Computer Pad Maker Saw Her Business Click Via 'E-Mail' Bonding : Technology: San Juan Capistrano businesswoman met her future designer--based in London--via an on-line discussion group.


For the first six months of 1993, Debra Cohen had only a virtual business relationship with the London-based designer who drew pizzas and dinosaurs for her products--decorative computer mouse pads and keyboard wrist rests.

Before he flew to the United States for a trade show, Cohen knew Jonathan Humphrey only through the on-line discussion group on which they "met" in December, 1992.

But when they shook hands at Los Angeles International Airport, Cohen said, she was already confident that she and Humphrey had a similar vision for the product's look.

"It was the weirdest thing when he walked up, it was like we were old friends," Cohen said.

With Humphrey's help, Cohen's company, Mad Mats in San Juan Capistrano, shipped 150,000 computer mouse pads last year and 5,000 wrist rests, foam pads meant to ease typing strain.

Cohen sells both products through retailers like Fry's Electronics at $14.99 each, and hopes to double the privately-held company's revenues in 1995.

Exchanging text and drawings over CompuServe Inc.'s on-line network, Cohen and Humphrey at first focused on creating mouse pads printed with pictures of pizzas, hot dogs and cows. Pads allow personal computer users to control computer mice--a hand-held pointing device--with greater precision.

Wrist rests in shapes such as limousines and human arms came later, after Cohen pondered what to do with some scrap foam from the mouse pad that was sitting on her desk.


Medical researchers are still uncertain about whether any aids will help typists with heavy workloads avoid overuse injuries. Mad Mats' packaging includes the warning "Absolutely No Medical Benefit Implied," but anything that makes users more comfortable can only help, Cohen said.

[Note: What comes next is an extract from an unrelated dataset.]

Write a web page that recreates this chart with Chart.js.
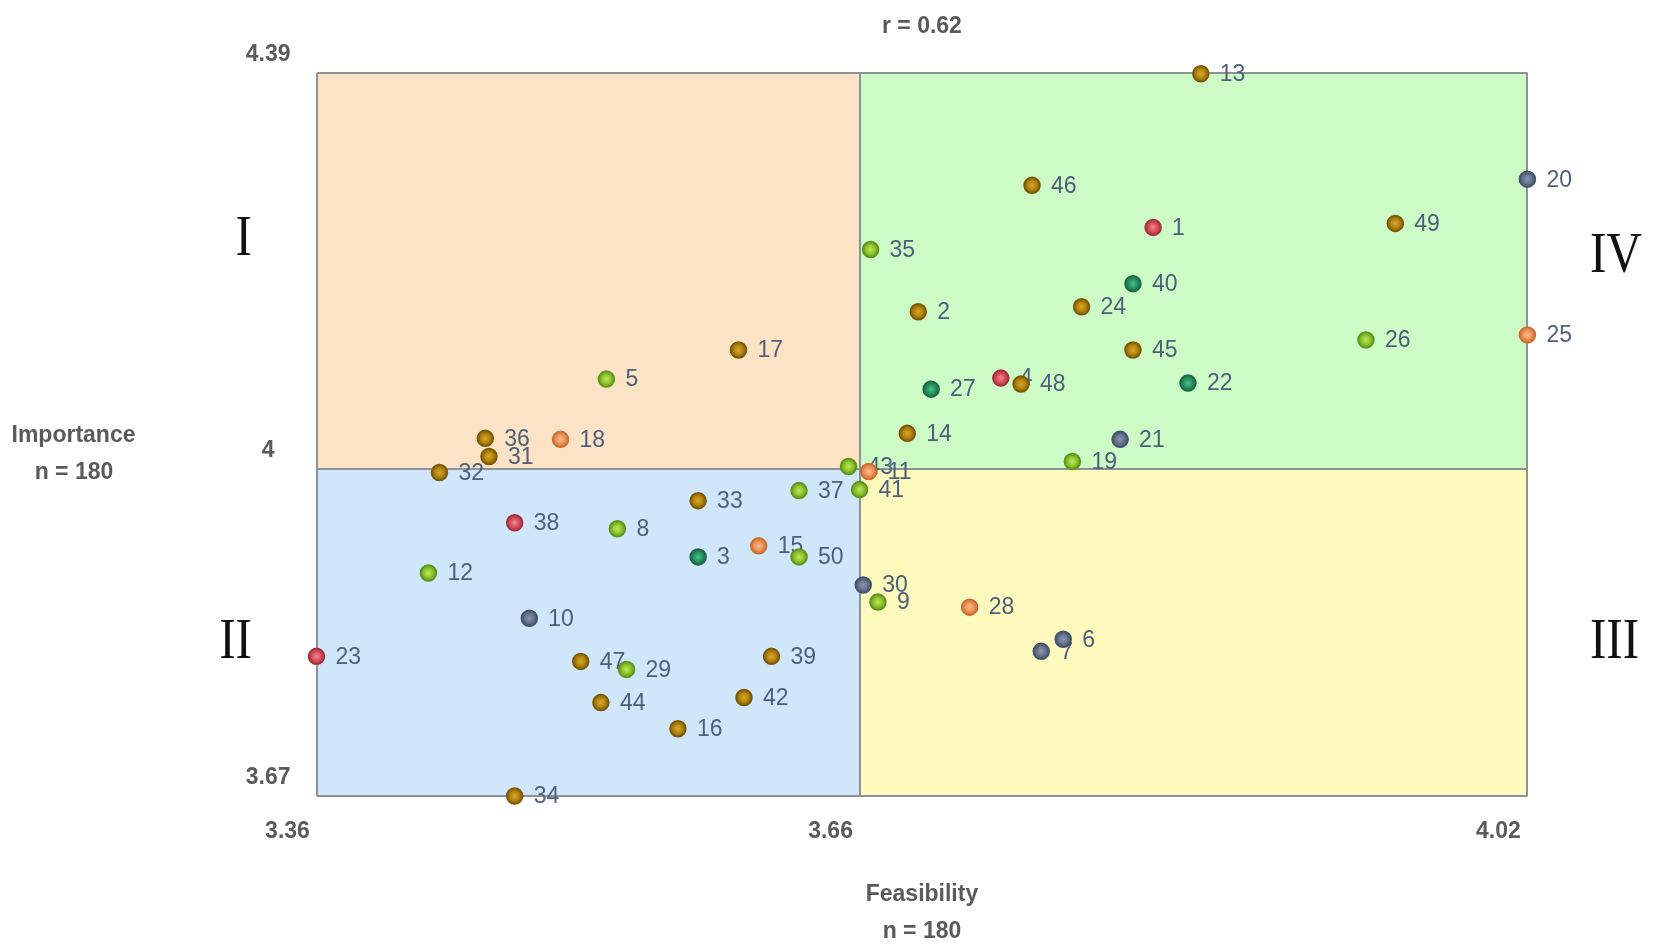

Though they sent each other text and designs daily, both Cohen and Humphrey said it wasn't until they met face-to-face that either felt they had established a serious business relationship. But having met by e-mail did make it easier to jump into the first project, Humphrey said.

"You have a sense of security with them," Humphrey said in a telephone interview from England. "You find out things about people, just from their voice when you're speaking on the phone, that you don't when you're typing."

"You don't have as many preconceived ideas about them," he said. "I think they've told you more (by text) about themselves than they might not have on the phone."

Creative partnerships like Mad Mats can only become more common as computer networks blur the boundaries between commercial and social interactions, said Karen Heyman, a communications consultant based in Santa Monica.

"People on-line aren't doing anything they wouldn't do in real life. It's much the way you go to a party and don't expect any business to happen, and then you meet somebody who says, 'Oh my God, my sister-in-law's in that business,' and suddenly there might be a deal for somebody," Heyman said.

"What's different is that instead of the people being from Marina del Rey and Malibu, now they're from Italy and Ohio," she said.


With about $25,000 that she and her husband, Jeffrey, had made from a Newport Beach veterinary hospital they own, Cohen founded Mad Mats after dropping out of an evening MBA program at Pepperdine University.

Printing and manufacturing work on the foam products is contracted out, though Cohen and eight part-time workers handle the final packaging and shipping tasks from the company's administrative office.

She said she was swamped with interest from the first time she put the mouse pads on display at a trade show, but was misled by buyers from several large chains.

"If there was one big mistake I made, it was to begin production without having a firm order," Cohen said. When she called one company to complete what she thought would be final paperwork, Cohen said she was told the buyer no longer worked there and that her replacement wasn't interested in completing the purchase.

Another error, Cohen believes, was in initially offering too many designs. "Sometimes when you offer people too much choice, they can't buy at all," she said. "You could tell who those buyers were when they called and asked what our top sellers were, and then they'd just order those."

"I also made the mistake of telling them the truth about what sold well," she said. "Then we couldn't keep them in stock!"

Mad Mat's best-selling mouse pad is one printed with a muscular male torso, she said.


Why Wrist Rests?

Used correctly, ergonomic aids like wrist rests can make using a computer more comfortable and prevent injury. Some tips on wrist rests:

Proper use: Use only during pauses, not while typing. Wrists should hover slightly above the rest while using the keyboard. Typing with wrists lying on rest places external pressure on sensitive carpal tunnel area and can lead to soreness.

Other benefits: Wrist rests also help prevent tightness in shoulder and neck areas by minimizing the static load that typing places across shoulder area.

Material: Should be upholstered or made of a cushioned substance, such as foam rubber.

Height, width: Should be level with home row keys and wide enough (3-4 inches) to rest entire wrist area.

Exercise breaks: Pause frequently. Circle hands in both directions to keep wrists limber. Do shoulder shrugs to loosen tension.